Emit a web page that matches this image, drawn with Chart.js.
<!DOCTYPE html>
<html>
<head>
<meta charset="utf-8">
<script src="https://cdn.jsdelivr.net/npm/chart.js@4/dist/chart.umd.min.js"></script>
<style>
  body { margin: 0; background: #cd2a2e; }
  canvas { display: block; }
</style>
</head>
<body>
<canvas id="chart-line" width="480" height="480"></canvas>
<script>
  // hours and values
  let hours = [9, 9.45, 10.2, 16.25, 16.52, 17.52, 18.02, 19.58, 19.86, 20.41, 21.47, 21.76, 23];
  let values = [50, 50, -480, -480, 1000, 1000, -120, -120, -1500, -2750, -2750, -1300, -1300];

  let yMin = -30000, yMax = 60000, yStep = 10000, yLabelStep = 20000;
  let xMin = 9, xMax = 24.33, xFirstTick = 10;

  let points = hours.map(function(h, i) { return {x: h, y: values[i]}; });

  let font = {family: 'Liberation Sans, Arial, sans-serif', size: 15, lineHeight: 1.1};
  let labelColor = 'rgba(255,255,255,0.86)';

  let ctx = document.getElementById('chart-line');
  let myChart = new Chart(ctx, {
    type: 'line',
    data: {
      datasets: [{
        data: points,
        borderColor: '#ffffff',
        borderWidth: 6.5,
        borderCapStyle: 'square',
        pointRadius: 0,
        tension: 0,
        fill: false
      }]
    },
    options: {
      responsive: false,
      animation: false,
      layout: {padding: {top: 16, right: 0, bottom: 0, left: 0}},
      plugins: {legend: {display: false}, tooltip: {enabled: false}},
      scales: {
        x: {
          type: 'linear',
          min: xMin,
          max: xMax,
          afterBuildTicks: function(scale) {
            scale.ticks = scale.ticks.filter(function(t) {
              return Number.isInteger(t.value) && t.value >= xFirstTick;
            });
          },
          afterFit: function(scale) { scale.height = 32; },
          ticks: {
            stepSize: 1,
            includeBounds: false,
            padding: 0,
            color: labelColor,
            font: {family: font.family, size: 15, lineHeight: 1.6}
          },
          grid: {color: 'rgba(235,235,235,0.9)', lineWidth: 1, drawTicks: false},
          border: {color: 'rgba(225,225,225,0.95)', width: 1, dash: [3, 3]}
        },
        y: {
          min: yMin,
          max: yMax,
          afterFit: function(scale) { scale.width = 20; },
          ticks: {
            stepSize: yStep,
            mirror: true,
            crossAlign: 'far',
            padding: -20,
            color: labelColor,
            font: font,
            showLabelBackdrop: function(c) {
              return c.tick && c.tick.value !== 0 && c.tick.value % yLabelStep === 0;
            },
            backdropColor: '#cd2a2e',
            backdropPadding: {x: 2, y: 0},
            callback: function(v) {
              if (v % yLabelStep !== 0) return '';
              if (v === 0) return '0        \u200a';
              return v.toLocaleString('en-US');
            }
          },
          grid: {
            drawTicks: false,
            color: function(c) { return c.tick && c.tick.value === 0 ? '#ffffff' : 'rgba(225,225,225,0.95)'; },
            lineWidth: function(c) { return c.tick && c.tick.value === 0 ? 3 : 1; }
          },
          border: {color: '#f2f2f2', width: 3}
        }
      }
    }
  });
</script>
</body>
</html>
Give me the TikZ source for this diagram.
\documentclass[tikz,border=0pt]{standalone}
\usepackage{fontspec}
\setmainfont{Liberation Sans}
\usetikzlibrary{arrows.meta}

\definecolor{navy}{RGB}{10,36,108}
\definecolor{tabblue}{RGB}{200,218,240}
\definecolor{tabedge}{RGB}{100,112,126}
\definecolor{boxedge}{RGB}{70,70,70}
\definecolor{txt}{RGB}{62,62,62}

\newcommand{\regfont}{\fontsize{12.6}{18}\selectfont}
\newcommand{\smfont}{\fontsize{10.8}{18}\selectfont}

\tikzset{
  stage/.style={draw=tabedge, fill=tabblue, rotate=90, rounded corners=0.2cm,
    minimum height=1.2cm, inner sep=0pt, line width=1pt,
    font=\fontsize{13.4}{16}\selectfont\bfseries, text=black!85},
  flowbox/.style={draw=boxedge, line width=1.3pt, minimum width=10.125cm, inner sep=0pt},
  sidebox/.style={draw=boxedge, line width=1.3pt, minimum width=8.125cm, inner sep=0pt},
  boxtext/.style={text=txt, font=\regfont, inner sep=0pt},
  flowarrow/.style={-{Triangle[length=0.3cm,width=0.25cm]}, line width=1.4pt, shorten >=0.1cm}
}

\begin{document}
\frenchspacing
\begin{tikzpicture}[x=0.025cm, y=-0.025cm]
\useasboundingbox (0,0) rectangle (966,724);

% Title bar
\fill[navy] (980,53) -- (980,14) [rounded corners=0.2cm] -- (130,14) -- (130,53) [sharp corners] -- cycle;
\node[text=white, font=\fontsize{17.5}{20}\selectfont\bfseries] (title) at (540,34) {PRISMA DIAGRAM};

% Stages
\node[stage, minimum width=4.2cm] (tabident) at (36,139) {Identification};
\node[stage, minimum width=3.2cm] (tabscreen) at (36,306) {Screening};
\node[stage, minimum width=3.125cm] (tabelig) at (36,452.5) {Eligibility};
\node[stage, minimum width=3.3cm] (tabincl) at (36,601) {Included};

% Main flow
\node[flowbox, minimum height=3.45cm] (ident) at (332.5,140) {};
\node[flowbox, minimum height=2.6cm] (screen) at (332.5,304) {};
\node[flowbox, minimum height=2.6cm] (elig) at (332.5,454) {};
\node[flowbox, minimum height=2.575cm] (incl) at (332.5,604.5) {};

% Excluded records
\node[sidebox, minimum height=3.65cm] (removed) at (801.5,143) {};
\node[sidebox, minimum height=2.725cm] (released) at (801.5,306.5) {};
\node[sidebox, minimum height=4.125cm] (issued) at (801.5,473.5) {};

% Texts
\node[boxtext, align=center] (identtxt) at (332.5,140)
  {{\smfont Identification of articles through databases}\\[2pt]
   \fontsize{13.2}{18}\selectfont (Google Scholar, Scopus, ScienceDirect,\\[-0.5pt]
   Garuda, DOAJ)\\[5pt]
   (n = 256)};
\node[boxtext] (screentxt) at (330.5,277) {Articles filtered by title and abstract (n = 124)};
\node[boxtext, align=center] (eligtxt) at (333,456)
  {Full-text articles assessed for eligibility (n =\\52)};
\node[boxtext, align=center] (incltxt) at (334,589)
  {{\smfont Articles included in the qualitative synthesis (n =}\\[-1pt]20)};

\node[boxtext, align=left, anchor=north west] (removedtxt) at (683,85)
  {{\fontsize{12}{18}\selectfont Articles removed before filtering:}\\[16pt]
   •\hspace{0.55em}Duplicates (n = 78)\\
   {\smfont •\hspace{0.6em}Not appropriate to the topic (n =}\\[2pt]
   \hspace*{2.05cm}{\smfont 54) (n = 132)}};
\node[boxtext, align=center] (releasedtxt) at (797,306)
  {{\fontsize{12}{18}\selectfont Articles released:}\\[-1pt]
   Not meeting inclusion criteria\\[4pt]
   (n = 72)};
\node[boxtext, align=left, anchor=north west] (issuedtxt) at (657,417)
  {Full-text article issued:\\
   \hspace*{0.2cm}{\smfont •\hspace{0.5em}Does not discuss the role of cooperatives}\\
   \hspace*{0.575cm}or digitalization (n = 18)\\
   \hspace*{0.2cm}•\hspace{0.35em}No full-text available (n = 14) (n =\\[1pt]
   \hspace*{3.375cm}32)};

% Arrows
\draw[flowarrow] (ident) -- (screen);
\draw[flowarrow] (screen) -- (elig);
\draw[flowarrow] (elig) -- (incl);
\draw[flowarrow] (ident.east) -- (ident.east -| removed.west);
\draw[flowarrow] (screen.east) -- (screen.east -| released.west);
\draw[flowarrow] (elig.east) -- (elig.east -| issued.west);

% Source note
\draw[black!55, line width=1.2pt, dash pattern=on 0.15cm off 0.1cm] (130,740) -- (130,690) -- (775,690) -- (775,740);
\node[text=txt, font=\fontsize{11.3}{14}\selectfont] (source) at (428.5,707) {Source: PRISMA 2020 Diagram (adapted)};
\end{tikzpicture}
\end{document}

==================================================

* _Work to do_
Quote exactly the first line of the data and every line after it through the one holding "let labelColor = 'rgba(255,255,255,0.86)';".

* _Task answer_
Emit a web page that matches this image, drawn with Chart.js.
<!DOCTYPE html>
<html>
<head>
<meta charset="utf-8">
<script src="https://cdn.jsdelivr.net/npm/chart.js@4/dist/chart.umd.min.js"></script>
<style>
  body { margin: 0; background: #cd2a2e; }
  canvas { display: block; }
</style>
</head>
<body>
<canvas id="chart-line" width="480" height="480"></canvas>
<script>
  // hours and values
  let hours = [9, 9.45, 10.2, 16.25, 16.52, 17.52, 18.02, 19.58, 19.86, 20.41, 21.47, 21.76, 23];
  let values = [50, 50, -480, -480, 1000, 1000, -120, -120, -1500, -2750, -2750, -1300, -1300];

  let yMin = -30000, yMax = 60000, yStep = 10000, yLabelStep = 20000;
  let xMin = 9, xMax = 24.33, xFirstTick = 10;

  let points = hours.map(function(h, i) { return {x: h, y: values[i]}; });

  let font = {family: 'Liberation Sans, Arial, sans-serif', size: 15, lineHeight: 1.1};
  let labelColor = 'rgba(255,255,255,0.86)';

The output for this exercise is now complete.